Apparel Wool, Meat for a Feast

Dohnes Keep it in Cheque

Original article written by Xanthe Gregory, February 2019.


“They cover both areas with the meat and wool, so it limits the risk side if anything goes wrong with the market.”

THIRD GENERATION farmer Nick Schoenberg has found the Dohne sheep nothing short of great, particularly for his balance sheet. Nick runs a mixed farming operation in Marrabel, South Australia, with his wife Rachel and their three children.

From traditional Merino breeders to Dohne lovers, it has been around eight years since the Schoenbergs made the move to the dual purpose sheep, and he’s impressed with their performance. “They’ve definitely put some good frame and eye muscle over the merinos,” Nick said.
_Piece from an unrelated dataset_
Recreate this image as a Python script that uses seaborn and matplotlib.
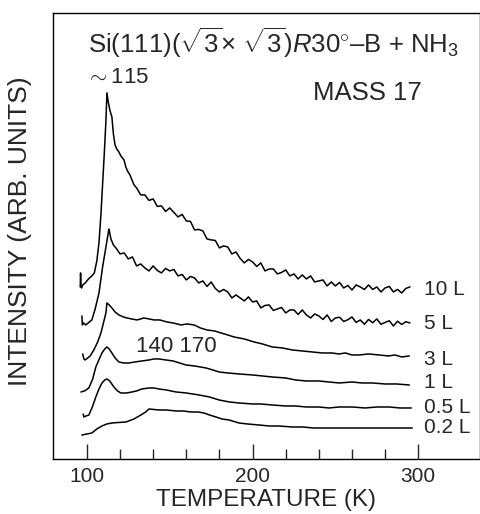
import matplotlib
matplotlib.use("Agg")
import matplotlib.pyplot as plt
import seaborn as sns
from matplotlib.ticker import FixedLocator

sns.set_style("white")
plt.rcParams['font.family'] = ['Liberation Sans', 'DejaVu Sans']
plt.rcParams['mathtext.fontset'] = 'custom'
plt.rcParams['mathtext.rm'] = 'Liberation Sans'
plt.rcParams['mathtext.it'] = 'Liberation Sans:italic'
plt.rcParams['mathtext.sf'] = 'Liberation Sans'

# ---------------- data (temperature K, intensity arb. units) ----------------
t_10L = [96.0, 96.2, 96.4, 96.8, 97.5, 99.0, 101.0, 103.0, 104.5, 106.0, 107.3, 108.5,
         109.5, 110.5, 111.5, 112.1, 113.0, 114.0, 115.1, 116.0, 117.0, 118.0, 119.3,
         120.5, 122.4, 123.5, 124.5, 126.0, 127.2, 128.5,
         130, 132.5, 135, 137.5, 140, 142.5, 145, 147.5, 150, 152.5, 155, 157.5, 160,
         162.5, 165, 167.5, 170, 172.5, 175, 177.5, 180, 182.5, 185, 187.5, 190, 192.5,
         195, 197.5, 200, 202.5, 205, 207.5, 210, 212.5, 215, 217.5, 220, 222.5, 225,
         227.5, 230, 232.5, 235, 237.5, 240, 242.5, 245, 247.5, 250, 252.5, 255, 257.5,
         260, 262.5, 265, 267.5, 270, 272.5, 275, 277.5, 280, 282.5, 285, 287.5, 290,
         292.5, 295]
i_10L = [172, 186, 174, 171, 174, 176, 180, 183, 186, 198, 216, 245,
         275, 305, 338, 366, 356, 348, 342, 325, 314, 310, 307,
         303, 299, 292, 288, 284, 279, 274,
         271, 264, 264, 258.5, 260, 252.5, 253, 247.5, 251, 246.5, 242, 244.5, 238,
         237.5, 229, 229.5, 228, 220, 219, 218.5, 211, 213, 212, 205, 207, 200.5,
         196, 199.5, 197, 192.5, 196, 188, 190, 190, 185, 186.5, 189, 183, 185,
         180, 184, 180, 183, 177, 178, 179, 173, 177, 173, 176.5, 171, 173.5,
         169, 174, 172, 169.5, 174, 169.5, 172, 167, 171, 172.5, 167, 169.5, 166,
         170.5, 172]

t_5L = [97.0, 97.3, 98.0, 99.4, 101.5, 103.0, 105.0, 107.3, 109.5, 111.5, 112.5, 113.3,
        114.5, 116.0, 118.0,
        120, 122.5, 125, 127.5, 130, 132.5, 135, 137.5, 140, 142.5, 145, 147.5, 150,
        152.5, 155, 157.5, 160, 162.5, 165, 167.5, 170, 172.5, 175, 177.5, 180, 182.5,
        185, 187.5, 190, 192.5, 195, 197.5, 200, 202.5, 205, 207.5, 210, 212.5, 215,
        217.5, 220, 222.5, 225, 227.5, 230, 232.5, 235, 237.5, 240, 242.5, 245, 247.5,
        250, 252.5, 255, 257.5, 260, 262.5, 265, 267.5, 270, 272.5, 275, 277.5, 280,
        282.5, 285, 287.5, 290, 292.5, 295]
i_5L = [143, 134, 136, 134, 137, 139, 150, 166, 192, 212, 222, 230,
        220, 214, 210,
        205, 206, 200, 202, 193, 195, 191, 188, 193, 188.5, 186, 190.5, 188,
        189.5, 183, 184.5, 179, 182.5, 181, 176, 178, 172.5, 177, 170.5, 167, 169.5,
        167, 161, 164, 161, 158, 162, 157, 158, 151, 153.5, 154, 148.5, 150,
        151.5, 146, 149, 149, 144.5, 149, 144, 141, 145, 143, 139.5, 144, 137.5,
        141, 141.7, 137.5, 139.2, 142, 136.5, 139, 134.7, 139.5, 136.2, 140, 134.7, 136.5,
        138.2, 133, 137.7, 134.5, 137.2, 136]

t_3L = [97.5, 98.2, 99.0, 100.5, 102.0, 104.2, 106.5, 108.5, 110.3, 111.5, 112.1, 113.5,
        115.1, 117.0, 119.3, 122.0, 124.2, 127.0, 130.2, 132.5, 134.4, 137.5, 140.5,
        144.0, 148.3, 152.0, 156.8, 160.5, 164.7, 168.5, 172.5, 177.0, 181.0, 185.0,
        188.8, 195.0, 200.9, 206.0, 211.8, 218.0, 223.9, 230.0, 236.0, 242.0, 248.0,
        252.0, 256.0, 260.0, 264.4, 270.0, 276.4, 282.0, 286.0, 290.0, 294.6]
i_3L = [105, 100, 99, 101, 103, 109, 117, 126, 138, 146, 156, 154,
        151, 147, 144, 142, 141, 140, 139, 140, 141, 140, 139,
        139, 137, 136, 134, 135, 134, 131, 129, 128, 126, 124,
        122, 120, 117, 115, 112, 111, 109, 108, 107, 106, 106,
        105, 106, 104, 104, 105, 104, 103, 104, 102, 103]

t_1L = [96.4, 98.5, 101.2, 103.5, 105.4, 107.5, 109.1, 110.8, 112.1, 113.5, 115.1, 117.0,
        119.3, 122.0, 125.4, 129.0, 133.2, 137.5, 140.5, 143.5, 147.7, 152.0, 156.0,
        159.8, 165.0, 171.9, 176.0, 179.8, 185.0, 191.8, 200.0, 206.0, 211.8, 220.0,
        226.0, 232.3, 240.0, 246.0, 252.3, 260.0, 266.0, 272.2, 280.0, 287.0, 294.6]
i_1L = [67, 68, 71, 80, 92, 100, 106, 110, 112, 110, 106, 101,
        97, 96, 96, 97, 98, 99, 100, 100, 99, 98, 96,
        94, 93, 91, 89, 87, 86, 85, 84, 83, 82, 81,
        79, 78, 78, 77, 76, 77, 76, 76, 75, 75, 74]

t_05L = [97.8, 98.2, 99.5, 101.2, 103.3, 105.4, 107.3, 109.1, 110.8, 112.1, 113.8, 116.3,
         118.5, 120.5, 124.0, 127.2, 130.0, 133.2, 137.5, 140.5, 143.5, 148.0, 153.8,
         160.0, 167.7, 174.0, 179.8, 186.0, 191.8, 200.0, 205.0, 211.8, 220.0, 226.0,
         232.3, 240.0, 246.0, 252.3, 260.0, 268.0, 275.0, 282.5, 289.0, 295.8]
i_05L = [45, 42, 43, 44, 52, 62, 70, 76, 79, 80, 78, 72,
         68, 66, 66, 67, 68, 70, 71, 71, 70, 69, 67,
         66, 64, 62, 59, 57, 56, 55, 55, 54, 53, 53,
         52, 52, 51, 52, 52, 51, 52, 52, 51, 51]

t_02L = [97.0, 100.0, 103.0, 106.0, 109.1, 112.0, 115.1, 119.0, 123.6, 128.4, 132.6,
         135.5, 137.5, 140.5, 143.5, 148.0, 153.8, 158.0, 162.8, 167.0, 170.7, 174.0,
         177.9, 181.5, 185.8, 191.8, 197.0, 203.9, 210.0, 216.0, 223.9, 230.0, 237.0,
         244.4, 252.0, 258.0, 264.4, 272.0, 280.0, 288.0, 296.4]
i_02L = [24, 25, 26, 30, 33, 35, 36, 36.5, 37, 40, 44,
         47, 50, 49.5, 49, 49, 48, 48, 47, 47, 46, 44,
         42, 40, 39, 36, 35, 34, 33, 33, 32, 32, 31,
         31, 31, 31, 31, 31, 31, 31, 31]

series = [(t_10L, i_10L), (t_5L, i_5L), (t_3L, i_3L), (t_1L, i_1L),
          (t_05L, i_05L), (t_02L, i_02L)]
labels = ["10 L", "5 L", "3 L", "1 L", "0.5 L", "0.2 L"]
label_y = [169, 135, 99, 76, 51, 31]

x_ticks = [100, 200, 300]
x_minor = [120, 140, 160, 180, 220, 240, 260, 280]

# ---------------- figure ----------------
fig = plt.figure(figsize=(4.81, 5.14), dpi=100)
ax = fig.add_axes([0.110, 0.107, 0.887, 0.868])

for t, i in series:
    sns.lineplot(x=t, y=i, ax=ax, color="black", linewidth=1.1, sort=False,
                 estimator=None)

for lab, yy in zip(labels, label_y):
    ax.text(303.6, yy, lab, ha="left", va="center", fontsize=15)

ax.set_xlim(79.5, 337)
ax.set_ylim(0, 446)
ax.set_yticks([])
ax.xaxis.set_major_locator(FixedLocator(x_ticks))
ax.xaxis.set_minor_locator(FixedLocator(x_minor))
ax.tick_params(axis="x", which="major", direction="in", length=11, width=1.0,
               labelsize=15, pad=6, bottom=True, top=False)
ax.tick_params(axis="x", which="minor", direction="in", length=7, width=1.0,
               bottom=True, top=False)
for s in ax.spines.values():
    s.set_visible(True)
    s.set_color("black")
    s.set_linewidth(1.0)

ax.set_xlabel("TEMPERATURE (K)", fontsize=17.5)
ax.xaxis.set_label_coords(0.5, -0.067)
ax.set_ylabel("INTENSITY (ARB. UNITS)", fontsize=19)
ax.yaxis.set_label_coords(-0.048, 0.511)

ax.text(0.518, 0.933, r"Si(111)($\sqrt{3}$$\times$ $\sqrt{3}$)$R$30$^{\circ}$–B + NH$_3$",
        transform=ax.transAxes, ha="center", va="center", fontsize=18.5)
ax.text(0.152, 0.854, r"$\sim$115", transform=ax.transAxes, ha="center",
        va="center", fontsize=16)
ax.text(0.738, 0.821, "MASS 17", transform=ax.transAxes, ha="center",
        va="center", fontsize=18.5)
ax.text(153.8, 112, "140 170", ha="center", va="center", fontsize=16)

fig.savefig("out.png", dpi=100)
When wool prices dropped several years ago, the export hay cropper and sheep breeder diversified his flock of around 1000 sheep to get a bigger meat cheque. Since introducing the Dohne rams to his self-replacing flock he has noticed the benefits of the newer breed compared to the issues some traditional sheep face. “The Dohnes have definitely put some nice frame on our sheep and the growth rate is much higher than the merino,” he said.

The sheep grow quicker, meaning Nick can sell off his wether lambs earlier than ever. “We seem to be a month to two months earlier selling off our wether lambs and classing our ewe lambs to sell off for meat too.”
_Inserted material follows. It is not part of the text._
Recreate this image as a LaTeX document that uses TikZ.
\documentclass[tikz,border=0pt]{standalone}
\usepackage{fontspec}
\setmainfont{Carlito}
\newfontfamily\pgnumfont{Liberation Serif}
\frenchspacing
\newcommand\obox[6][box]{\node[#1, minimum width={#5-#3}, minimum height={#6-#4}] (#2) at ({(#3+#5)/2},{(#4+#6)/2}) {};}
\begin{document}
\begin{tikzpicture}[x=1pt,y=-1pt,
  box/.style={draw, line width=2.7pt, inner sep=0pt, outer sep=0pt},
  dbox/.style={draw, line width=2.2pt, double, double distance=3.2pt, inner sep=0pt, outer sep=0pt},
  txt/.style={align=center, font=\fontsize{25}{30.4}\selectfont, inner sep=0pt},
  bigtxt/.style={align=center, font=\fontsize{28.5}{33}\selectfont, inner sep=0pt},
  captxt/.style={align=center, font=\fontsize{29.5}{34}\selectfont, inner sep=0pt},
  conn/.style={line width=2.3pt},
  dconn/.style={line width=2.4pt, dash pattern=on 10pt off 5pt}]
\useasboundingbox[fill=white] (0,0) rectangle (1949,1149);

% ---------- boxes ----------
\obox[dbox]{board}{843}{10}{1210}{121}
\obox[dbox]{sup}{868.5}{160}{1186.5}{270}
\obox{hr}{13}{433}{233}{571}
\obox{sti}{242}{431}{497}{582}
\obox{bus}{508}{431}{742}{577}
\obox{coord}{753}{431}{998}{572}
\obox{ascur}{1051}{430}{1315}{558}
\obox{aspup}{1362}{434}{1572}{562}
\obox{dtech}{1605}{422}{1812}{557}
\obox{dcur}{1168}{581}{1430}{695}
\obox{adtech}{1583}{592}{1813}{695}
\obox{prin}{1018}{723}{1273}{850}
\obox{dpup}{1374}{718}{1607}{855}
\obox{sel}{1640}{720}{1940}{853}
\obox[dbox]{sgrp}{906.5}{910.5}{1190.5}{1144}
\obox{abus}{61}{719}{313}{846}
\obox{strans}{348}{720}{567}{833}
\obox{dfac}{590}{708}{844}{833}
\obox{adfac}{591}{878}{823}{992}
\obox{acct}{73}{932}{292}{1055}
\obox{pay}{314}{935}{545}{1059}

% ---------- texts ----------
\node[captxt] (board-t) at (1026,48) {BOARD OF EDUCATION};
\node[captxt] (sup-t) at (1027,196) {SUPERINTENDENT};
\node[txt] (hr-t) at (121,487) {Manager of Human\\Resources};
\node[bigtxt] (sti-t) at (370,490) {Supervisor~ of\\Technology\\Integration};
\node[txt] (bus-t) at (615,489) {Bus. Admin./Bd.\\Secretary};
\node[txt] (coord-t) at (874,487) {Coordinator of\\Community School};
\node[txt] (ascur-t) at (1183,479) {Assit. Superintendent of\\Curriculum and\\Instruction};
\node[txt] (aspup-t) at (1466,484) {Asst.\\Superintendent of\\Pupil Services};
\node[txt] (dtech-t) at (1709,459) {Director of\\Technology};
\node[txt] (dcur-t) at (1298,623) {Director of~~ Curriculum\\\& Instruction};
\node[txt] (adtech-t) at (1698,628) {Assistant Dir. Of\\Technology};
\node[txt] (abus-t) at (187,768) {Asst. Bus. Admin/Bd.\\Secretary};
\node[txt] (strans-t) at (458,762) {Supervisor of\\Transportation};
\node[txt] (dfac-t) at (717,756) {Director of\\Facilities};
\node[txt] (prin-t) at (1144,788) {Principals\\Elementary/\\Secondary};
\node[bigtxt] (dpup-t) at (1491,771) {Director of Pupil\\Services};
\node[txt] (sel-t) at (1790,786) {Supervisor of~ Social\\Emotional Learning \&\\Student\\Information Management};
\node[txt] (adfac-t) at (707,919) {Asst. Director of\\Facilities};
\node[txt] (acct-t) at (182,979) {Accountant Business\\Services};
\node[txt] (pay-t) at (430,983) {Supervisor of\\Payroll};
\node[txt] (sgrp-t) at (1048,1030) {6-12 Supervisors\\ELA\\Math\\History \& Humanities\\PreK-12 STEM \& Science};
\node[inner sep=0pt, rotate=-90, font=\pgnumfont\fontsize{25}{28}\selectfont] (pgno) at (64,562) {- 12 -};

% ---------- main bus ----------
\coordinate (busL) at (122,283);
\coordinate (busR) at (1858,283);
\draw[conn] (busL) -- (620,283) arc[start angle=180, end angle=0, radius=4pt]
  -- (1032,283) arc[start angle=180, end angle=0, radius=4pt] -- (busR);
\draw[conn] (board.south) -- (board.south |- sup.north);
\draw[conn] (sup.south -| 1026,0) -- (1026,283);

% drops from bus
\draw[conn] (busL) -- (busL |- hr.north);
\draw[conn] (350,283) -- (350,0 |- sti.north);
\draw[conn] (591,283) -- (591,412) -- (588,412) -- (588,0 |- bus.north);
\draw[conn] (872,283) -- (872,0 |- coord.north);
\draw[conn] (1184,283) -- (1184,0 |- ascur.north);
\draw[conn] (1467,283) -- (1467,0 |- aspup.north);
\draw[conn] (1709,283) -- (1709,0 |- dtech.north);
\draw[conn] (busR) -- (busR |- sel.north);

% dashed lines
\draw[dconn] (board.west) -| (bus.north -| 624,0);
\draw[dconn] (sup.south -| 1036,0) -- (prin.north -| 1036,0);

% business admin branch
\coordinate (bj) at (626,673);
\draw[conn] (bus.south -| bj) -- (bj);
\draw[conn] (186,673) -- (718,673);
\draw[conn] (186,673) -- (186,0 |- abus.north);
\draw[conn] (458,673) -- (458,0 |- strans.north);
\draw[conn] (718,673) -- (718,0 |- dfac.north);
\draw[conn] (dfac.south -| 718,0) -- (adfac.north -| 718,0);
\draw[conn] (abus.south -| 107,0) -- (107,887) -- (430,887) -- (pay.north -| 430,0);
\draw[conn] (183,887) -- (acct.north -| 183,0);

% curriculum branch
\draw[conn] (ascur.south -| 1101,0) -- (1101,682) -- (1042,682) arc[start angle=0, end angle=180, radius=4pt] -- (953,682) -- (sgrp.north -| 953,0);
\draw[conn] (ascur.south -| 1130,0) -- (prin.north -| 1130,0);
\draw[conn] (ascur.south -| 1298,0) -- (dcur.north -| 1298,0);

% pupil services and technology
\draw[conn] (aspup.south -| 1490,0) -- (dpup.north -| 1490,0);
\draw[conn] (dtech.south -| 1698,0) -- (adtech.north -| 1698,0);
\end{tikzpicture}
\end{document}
The Dohne are cheaper to run too. They haven’t treated the sheep on their Mid-North property for flies in six years, saving some overhead costs because of the plainer breed.
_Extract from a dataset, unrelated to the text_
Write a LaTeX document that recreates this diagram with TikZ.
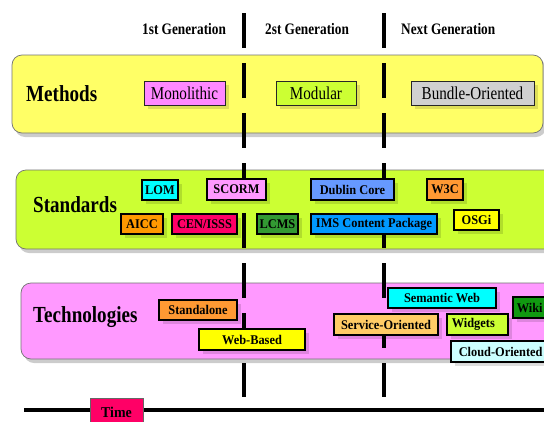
\documentclass[tikz,border=0pt]{standalone}
\usepackage{fontspec}
\setmainfont{Liberation Serif}[FakeStretch=0.83]
\newfontfamily\bxf{Liberation Serif}[FakeStretch=0.93]
\usetikzlibrary{shadows}
\definecolor{bandY}{HTML}{FFFF66}
\definecolor{bandG}{HTML}{CCFF33}
\definecolor{bandP}{HTML}{FF99FF}
\definecolor{cMono}{HTML}{FF88FF}
\definecolor{cMod}{HTML}{CCFF33}
\definecolor{cBund}{HTML}{D0D0D0}
\definecolor{cCyan}{HTML}{00FFFF}
\definecolor{cPink}{HTML}{FF99FF}
\definecolor{cOrange}{HTML}{FF9933}
\definecolor{cAicc}{HTML}{FF9900}
\definecolor{cRed}{HTML}{FF0066}
\definecolor{cGreen}{HTML}{339933}
\definecolor{cDublin}{HTML}{6699FF}
\definecolor{cIms}{HTML}{0099FF}
\definecolor{cYellow}{HTML}{FFFF00}
\definecolor{cWiki}{HTML}{119911}
\definecolor{cServ}{HTML}{FFCC66}
\definecolor{cCloud}{HTML}{CCFFFF}
\tikzset{
  sz/.style 2 args={minimum width=#1pt, minimum height=#2pt},
  band/.style={draw=black!55, line width=0.7pt, rounded corners=10pt, inner sep=0pt,
    drop shadow={shadow xshift=3pt, shadow yshift=-4pt, fill=black, opacity=0.2}},
  mbox/.style={draw=black!85, line width=1pt, inner sep=0pt,
    font=\fontsize{18.2}{20}\selectfont,
    drop shadow={shadow xshift=4pt, shadow yshift=-4pt, fill=black, opacity=0.13}},
  sbox/.style={draw=black, line width=1.5pt, inner sep=0pt,
    font=\bxf\bfseries\fontsize{13.3}{14}\selectfont,
    drop shadow={shadow xshift=4pt, shadow yshift=-4pt, fill=black, opacity=0.13}},
  lbox/.style 2 args={sbox, anchor=west, minimum height=#2pt, inner xsep=#1pt, align=left},
  gen/.style={anchor=base west, inner sep=0pt, font=\bfseries\fontsize{16}{18}\selectfont},
  title/.style={anchor=base west, inner sep=0pt, font=\bfseries\fontsize{23}{25}\selectfont},
  divider/.style={line width=3.2pt, dash pattern=on 35pt off 15pt},
}
\begin{document}
\begin{tikzpicture}[x=1pt, y=-1pt]
\clip (0,0) rectangle (544,421);
\fill[white] (0,0) rectangle (544,421);
% bands
\node[band, fill=bandY, sz={531}{78}] (methods) at (277.5,94) {};
\node[band, fill=bandG, sz={554}{79}] (standards) at (293,209.5) {};
\node[band, fill=bandP, sz={549}{76}] (technologies) at (295.5,321) {};
% headers
\node[gen] (g1) at (142,34) {1st Generation};
\node[gen] (g2) at (265,34) {2st Generation};
\node[gen] (g3) at (401,34) {Next Generation};
% titles
\node[title] (tm) at (26,101) {Methods};
\node[title] (ts) at (33,212) {Standards};
\node[title] (tt) at (33,322) {Technologies};
% dividers
\coordinate (d1t) at (244,13);
\coordinate (d1b) at (244,397);
\coordinate (d2t) at (384,13);
\coordinate (d2b) at (384,397);
\draw[divider] (d1t) -- (d1b);
\draw[divider] (d2t) -- (d2b);
% methods boxes
\node[mbox, fill=cMono, sz={81}{24}] (mono) at (184.5,93) {Monolithic};
\node[mbox, fill=cMod, sz={80}{24}] (modu) at (316,93) {Modular};
\node[mbox, fill=cBund, sz={123}{24}] (bund) at (472.5,93) {Bundle-Oriented};
% standards boxes
\node[sbox, fill=cCyan, sz={36}{20}] (lom) at (160,190) {LOM};
\node[sbox, fill=cPink, sz={59}{21}] (scorm) at (236.5,189.5) {SCORM};
\node[sbox, fill=cDublin, sz={83}{21}] (dublin) at (352.5,189.5) {Dublin Core};
\node[sbox, fill=cOrange, sz={36}{21}] (w3c) at (445,189.5) {W3C};
\node[sbox, fill=cAicc, sz={42}{20}] (aicc) at (142,224) {AICC};
\node[sbox, fill=cRed, sz={65}{20}] (cen) at (204.5,224) {CEN/ISSS};
\node[sbox, fill=cGreen, sz={41}{20}] (lcms) at (277.5,224) {LCMS};
\node[sbox, fill=cIms, sz={126}{20}] (ims) at (374,224) {IMS Content Package};
\node[sbox, fill=cYellow, sz={45}{20}] (osgi) at (476.5,220) {OSGi};
% technologies boxes
\node[sbox, fill=cOrange, sz={78}{20}] (stand) at (198,310) {Standalone};
\node[sbox, fill=cYellow, sz={106}{21}] (web) at (252,339.5) {Web-Based};
\node[sbox, fill=cCyan, sz={108}{20}] (sem) at (442,298) {Semantic Web};
\node[lbox={4}{21}, fill=cWiki, text width=40pt] (wiki) at (512,307.5) {Wiki};
\node[sbox, fill=cServ, sz={104}{21}] (serv) at (386,324.5) {Service-Oriented};
\node[lbox={5}{21}, fill=cMod, text width=51pt] (widg) at (446,324.5) {Widgets};
\node[lbox={8}{21}, fill=cCloud, text width=98pt] (cloud) at (450,351.5) {Cloud-Oriented};
% time line
\coordinate (tl) at (24,410);
\coordinate (tr) at (560,410);
\draw[line width=3.5pt] (tl) -- (tr);
\node[draw=black!60, line width=0.8pt, fill=cRed, sz={53}{28}, inner sep=0pt,
  font=\bxf\bfseries\fontsize{15}{16}\selectfont] (time) at (116.5,412) {Time};
\end{tikzpicture}
\end{document}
“It saves us money and time, and gives us peace of mind not worrying that you should be around the sheep looking around for flies.”

The dual purpose sheep means that Nick now grows high quality wool and a larger carcass. He explained,

“They cover both areas with the meat and wool, so it limits the risk side if anything goes wrong with the market.”

Getting close to premium products has helped their family to fare well even during tougher seasons.“Over the years you’ll come out in front.”

By saving on inputs and producing a more stable output, the tough Dohne has their business reaping the benefits. “The gross margins of the Dohne are definitely beating the Merino,” Nick said.

Having faced a tough season, of only around 200 millimetres of rain last year, the sheep are performing well with less feed and only bore water to survive on. He said, “They’re hardy sheep, they respond to the seasonal conditions and they’re not sulking about it or anything.”

In light of the drier season, they just sold some May drop 10-monthold lambs for $182: a testament to their performance on less.

For Nick and his family, the Dohne sheep are a perfect fit for their cropping farm.